WHAT YOU ARE ASKED TO DO -
Faithfully return all lines, omitting every embedded picture.

** START OF INFORMATION SHOWN **

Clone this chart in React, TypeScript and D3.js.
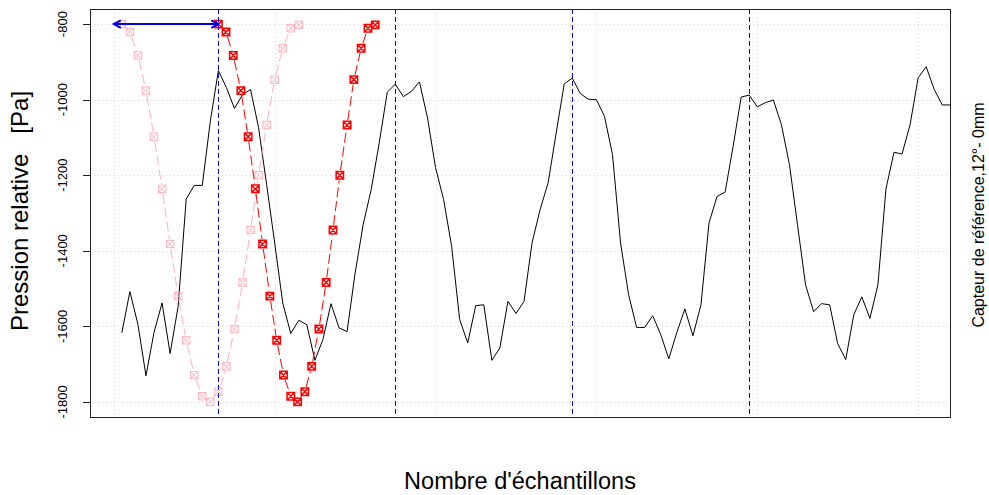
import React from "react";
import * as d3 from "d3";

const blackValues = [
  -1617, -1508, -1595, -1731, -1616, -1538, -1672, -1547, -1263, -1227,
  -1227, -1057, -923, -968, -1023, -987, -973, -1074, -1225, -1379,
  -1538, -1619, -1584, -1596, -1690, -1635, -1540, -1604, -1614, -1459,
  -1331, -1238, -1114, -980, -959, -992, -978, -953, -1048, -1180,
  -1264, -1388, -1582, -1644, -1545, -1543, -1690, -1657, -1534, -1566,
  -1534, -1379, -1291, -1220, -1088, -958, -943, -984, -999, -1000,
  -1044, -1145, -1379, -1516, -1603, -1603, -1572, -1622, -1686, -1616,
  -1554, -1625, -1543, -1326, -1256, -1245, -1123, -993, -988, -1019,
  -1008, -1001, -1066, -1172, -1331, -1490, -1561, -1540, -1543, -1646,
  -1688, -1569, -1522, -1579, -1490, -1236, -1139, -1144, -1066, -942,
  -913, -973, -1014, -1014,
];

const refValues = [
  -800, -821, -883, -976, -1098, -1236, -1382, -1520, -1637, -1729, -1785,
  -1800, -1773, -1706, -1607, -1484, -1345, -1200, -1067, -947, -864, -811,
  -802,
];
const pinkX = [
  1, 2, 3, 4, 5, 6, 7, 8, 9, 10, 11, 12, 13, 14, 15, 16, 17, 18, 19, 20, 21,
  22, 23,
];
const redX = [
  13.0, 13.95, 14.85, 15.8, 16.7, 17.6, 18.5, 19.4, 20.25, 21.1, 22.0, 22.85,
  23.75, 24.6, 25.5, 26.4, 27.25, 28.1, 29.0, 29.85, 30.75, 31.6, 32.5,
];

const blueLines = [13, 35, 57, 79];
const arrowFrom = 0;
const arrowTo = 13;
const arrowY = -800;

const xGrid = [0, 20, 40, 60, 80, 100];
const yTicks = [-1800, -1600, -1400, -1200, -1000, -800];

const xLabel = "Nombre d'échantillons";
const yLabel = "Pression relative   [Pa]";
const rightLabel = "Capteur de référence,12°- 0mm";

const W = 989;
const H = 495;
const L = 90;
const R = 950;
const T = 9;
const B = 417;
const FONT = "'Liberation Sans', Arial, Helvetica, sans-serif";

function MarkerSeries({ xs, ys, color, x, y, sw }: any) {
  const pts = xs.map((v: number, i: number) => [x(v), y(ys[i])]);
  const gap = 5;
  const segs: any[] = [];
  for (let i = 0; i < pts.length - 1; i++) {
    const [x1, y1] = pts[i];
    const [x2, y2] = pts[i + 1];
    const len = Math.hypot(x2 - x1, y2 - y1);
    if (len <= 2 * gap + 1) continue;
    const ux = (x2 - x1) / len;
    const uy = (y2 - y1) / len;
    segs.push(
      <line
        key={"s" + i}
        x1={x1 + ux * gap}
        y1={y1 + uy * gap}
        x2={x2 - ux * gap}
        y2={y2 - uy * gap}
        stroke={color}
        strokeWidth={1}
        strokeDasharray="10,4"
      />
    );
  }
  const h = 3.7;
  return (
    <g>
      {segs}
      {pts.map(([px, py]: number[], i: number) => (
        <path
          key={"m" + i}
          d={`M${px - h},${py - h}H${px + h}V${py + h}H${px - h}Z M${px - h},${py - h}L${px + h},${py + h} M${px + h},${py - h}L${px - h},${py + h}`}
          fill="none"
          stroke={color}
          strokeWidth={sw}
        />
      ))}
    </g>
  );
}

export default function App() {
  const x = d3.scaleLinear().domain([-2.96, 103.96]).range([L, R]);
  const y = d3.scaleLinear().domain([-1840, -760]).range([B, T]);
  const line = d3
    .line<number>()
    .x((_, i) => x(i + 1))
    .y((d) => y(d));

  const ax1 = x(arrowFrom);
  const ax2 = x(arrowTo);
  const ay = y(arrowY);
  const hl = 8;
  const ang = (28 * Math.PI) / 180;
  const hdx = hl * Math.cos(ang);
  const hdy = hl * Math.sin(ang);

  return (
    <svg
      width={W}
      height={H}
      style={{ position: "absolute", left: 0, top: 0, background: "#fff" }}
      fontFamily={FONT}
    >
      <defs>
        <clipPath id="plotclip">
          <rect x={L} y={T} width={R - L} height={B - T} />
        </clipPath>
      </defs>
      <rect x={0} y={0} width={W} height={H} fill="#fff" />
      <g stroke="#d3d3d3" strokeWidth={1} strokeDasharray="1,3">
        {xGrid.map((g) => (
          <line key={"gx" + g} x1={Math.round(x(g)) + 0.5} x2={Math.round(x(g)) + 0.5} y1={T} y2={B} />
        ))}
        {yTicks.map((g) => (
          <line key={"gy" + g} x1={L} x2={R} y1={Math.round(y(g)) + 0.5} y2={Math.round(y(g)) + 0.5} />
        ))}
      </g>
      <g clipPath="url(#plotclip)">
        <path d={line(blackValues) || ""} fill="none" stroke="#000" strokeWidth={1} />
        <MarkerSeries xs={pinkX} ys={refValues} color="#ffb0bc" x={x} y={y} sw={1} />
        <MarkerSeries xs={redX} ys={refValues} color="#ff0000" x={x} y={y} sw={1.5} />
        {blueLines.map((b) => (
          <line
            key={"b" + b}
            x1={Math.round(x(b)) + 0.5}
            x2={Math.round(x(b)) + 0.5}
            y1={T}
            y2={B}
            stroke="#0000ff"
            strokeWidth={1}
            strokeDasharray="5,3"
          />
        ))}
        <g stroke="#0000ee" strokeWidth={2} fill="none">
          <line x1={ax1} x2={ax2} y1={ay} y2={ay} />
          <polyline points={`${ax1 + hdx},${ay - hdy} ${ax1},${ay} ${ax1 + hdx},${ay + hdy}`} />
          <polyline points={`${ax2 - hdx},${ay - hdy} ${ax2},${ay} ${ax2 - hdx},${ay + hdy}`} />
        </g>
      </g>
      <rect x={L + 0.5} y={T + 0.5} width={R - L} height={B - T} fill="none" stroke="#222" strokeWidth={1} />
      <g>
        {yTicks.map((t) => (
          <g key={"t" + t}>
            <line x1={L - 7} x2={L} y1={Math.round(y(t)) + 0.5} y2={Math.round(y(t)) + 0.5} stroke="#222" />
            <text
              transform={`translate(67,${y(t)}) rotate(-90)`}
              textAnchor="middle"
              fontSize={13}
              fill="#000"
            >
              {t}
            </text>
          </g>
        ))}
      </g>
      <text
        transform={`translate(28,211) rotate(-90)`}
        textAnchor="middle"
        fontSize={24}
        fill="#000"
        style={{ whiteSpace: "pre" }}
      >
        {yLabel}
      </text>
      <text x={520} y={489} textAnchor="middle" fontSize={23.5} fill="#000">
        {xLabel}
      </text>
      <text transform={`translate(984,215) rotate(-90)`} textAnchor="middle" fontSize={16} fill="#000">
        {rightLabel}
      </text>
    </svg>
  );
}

** END OF INFORMATION SHOWN **

OUTPUT OF THE TASK -
Clone this chart in React, TypeScript and D3.js.
import React from "react";
import * as d3 from "d3";

const blackValues = [
  -1617, -1508, -1595, -1731, -1616, -1538, -1672, -1547, -1263, -1227,
  -1227, -1057, -923, -968, -1023, -987, -973, -1074, -1225, -1379,
  -1538, -1619, -1584, -1596, -1690, -1635, -1540, -1604, -1614, -1459,
  -1331, -1238, -1114, -980, -959, -992, -978, -953, -1048, -1180,
  -1264, -1388, -1582, -1644, -1545, -1543, -1690, -1657, -1534, -1566,
  -1534, -1379, -1291, -1220, -1088, -958, -943, -984, -999, -1000,
  -1044, -1145, -1379, -1516, -1603, -1603, -1572, -1622, -1686, -1616,
  -1554, -1625, -1543, -1326, -1256, -1245, -1123, -993, -988, -1019,
  -1008, -1001, -1066, -1172, -1331, -1490, -1561, -1540, -1543, -1646,
  -1688, -1569, -1522, -1579, -1490, -1236, -1139, -1144, -1066, -942,
  -913, -973, -1014, -1014,
];

const refValues = [
  -800, -821, -883, -976, -1098, -1236, -1382, -1520, -1637, -1729, -1785,
  -1800, -1773, -1706, -1607, -1484, -1345, -1200, -1067, -947, -864, -811,
  -802,
];
const pinkX = [
  1, 2, 3, 4, 5, 6, 7, 8, 9, 10, 11, 12, 13, 14, 15, 16, 17, 18, 19, 20, 21,
  22, 23,
];
const redX = [
  13.0, 13.95, 14.85, 15.8, 16.7, 17.6, 18.5, 19.4, 20.25, 21.1, 22.0, 22.85,
  23.75, 24.6, 25.5, 26.4, 27.25, 28.1, 29.0, 29.85, 30.75, 31.6, 32.5,
];

const blueLines = [13, 35, 57, 79];
const arrowFrom = 0;
const arrowTo = 13;
const arrowY = -800;

const xGrid = [0, 20, 40, 60, 80, 100];
const yTicks = [-1800, -1600, -1400, -1200, -1000, -800];

const xLabel = "Nombre d'échantillons";
const yLabel = "Pression relative   [Pa]";
const rightLabel = "Capteur de référence,12°- 0mm";

const W = 989;
const H = 495;
const L = 90;
const R = 950;
const T = 9;
const B = 417;
const FONT = "'Liberation Sans', Arial, Helvetica, sans-serif";

function MarkerSeries({ xs, ys, color, x, y, sw }: any) {
  const pts = xs.map((v: number, i: number) => [x(v), y(ys[i])]);
  const gap = 5;
  const segs: any[] = [];
  for (let i = 0; i < pts.length - 1; i++) {
    const [x1, y1] = pts[i];
    const [x2, y2] = pts[i + 1];
    const len = Math.hypot(x2 - x1, y2 - y1);
    if (len <= 2 * gap + 1) continue;
    const ux = (x2 - x1) / len;
    const uy = (y2 - y1) / len;
    segs.push(
      <line
        key={"s" + i}
        x1={x1 + ux * gap}
        y1={y1 + uy * gap}
        x2={x2 - ux * gap}
        y2={y2 - uy * gap}
        stroke={color}
        strokeWidth={1}
        strokeDasharray="10,4"
      />
    );
  }
  const h = 3.7;
  return (
    <g>
      {segs}
      {pts.map(([px, py]: number[], i: number) => (
        <path
          key={"m" + i}
          d={`M${px - h},${py - h}H${px + h}V${py + h}H${px - h}Z M${px - h},${py - h}L${px + h},${py + h} M${px + h},${py - h}L${px - h},${py + h}`}
          fill="none"
          stroke={color}
          strokeWidth={sw}
        />
      ))}
    </g>
  );
}

export default function App() {
  const x = d3.scaleLinear().domain([-2.96, 103.96]).range([L, R]);
  const y = d3.scaleLinear().domain([-1840, -760]).range([B, T]);
  const line = d3
    .line<number>()
    .x((_, i) => x(i + 1))
    .y((d) => y(d));

  const ax1 = x(arrowFrom);
  const ax2 = x(arrowTo);
  const ay = y(arrowY);
  const hl = 8;
  const ang = (28 * Math.PI) / 180;
  const hdx = hl * Math.cos(ang);
  const hdy = hl * Math.sin(ang);

  return (
    <svg
      width={W}
      height={H}
      style={{ position: "absolute", left: 0, top: 0, background: "#fff" }}
      fontFamily={FONT}
    >
      <defs>
        <clipPath id="plotclip">
          <rect x={L} y={T} width={R - L} height={B - T} />
        </clipPath>
      </defs>
      <rect x={0} y={0} width={W} height={H} fill="#fff" />
      <g stroke="#d3d3d3" strokeWidth={1} strokeDasharray="1,3">
        {xGrid.map((g) => (
          <line key={"gx" + g} x1={Math.round(x(g)) + 0.5} x2={Math.round(x(g)) + 0.5} y1={T} y2={B} />
        ))}
        {yTicks.map((g) => (
          <line key={"gy" + g} x1={L} x2={R} y1={Math.round(y(g)) + 0.5} y2={Math.round(y(g)) + 0.5} />
        ))}
      </g>
      <g clipPath="url(#plotclip)">
        <path d={line(blackValues) || ""} fill="none" stroke="#000" strokeWidth={1} />
        <MarkerSeries xs={pinkX} ys={refValues} color="#ffb0bc" x={x} y={y} sw={1} />
        <MarkerSeries xs={redX} ys={refValues} color="#ff0000" x={x} y={y} sw={1.5} />
        {blueLines.map((b) => (
          <line
            key={"b" + b}
            x1={Math.round(x(b)) + 0.5}
            x2={Math.round(x(b)) + 0.5}
            y1={T}
            y2={B}
            stroke="#0000ff"
            strokeWidth={1}
            strokeDasharray="5,3"
          />
        ))}
        <g stroke="#0000ee" strokeWidth={2} fill="none">
          <line x1={ax1} x2={ax2} y1={ay} y2={ay} />
          <polyline points={`${ax1 + hdx},${ay - hdy} ${ax1},${ay} ${ax1 + hdx},${ay + hdy}`} />
          <polyline points={`${ax2 - hdx},${ay - hdy} ${ax2},${ay} ${ax2 - hdx},${ay + hdy}`} />
        </g>
      </g>
      <rect x={L + 0.5} y={T + 0.5} width={R - L} height={B - T} fill="none" stroke="#222" strokeWidth={1} />
      <g>
        {yTicks.map((t) => (
          <g key={"t" + t}>
            <line x1={L - 7} x2={L} y1={Math.round(y(t)) + 0.5} y2={Math.round(y(t)) + 0.5} stroke="#222" />
            <text
              transform={`translate(67,${y(t)}) rotate(-90)`}
              textAnchor="middle"
              fontSize={13}
              fill="#000"
            >
              {t}
            </text>
          </g>
        ))}
      </g>
      <text
        transform={`translate(28,211) rotate(-90)`}
        textAnchor="middle"
        fontSize={24}
        fill="#000"
        style={{ whiteSpace: "pre" }}
      >
        {yLabel}
      </text>
      <text x={520} y={489} textAnchor="middle" fontSize={23.5} fill="#000">
        {xLabel}
      </text>
      <text transform={`translate(984,215) rotate(-90)`} textAnchor="middle" fontSize={16} fill="#000">
        {rightLabel}
      </text>
    </svg>
  );
}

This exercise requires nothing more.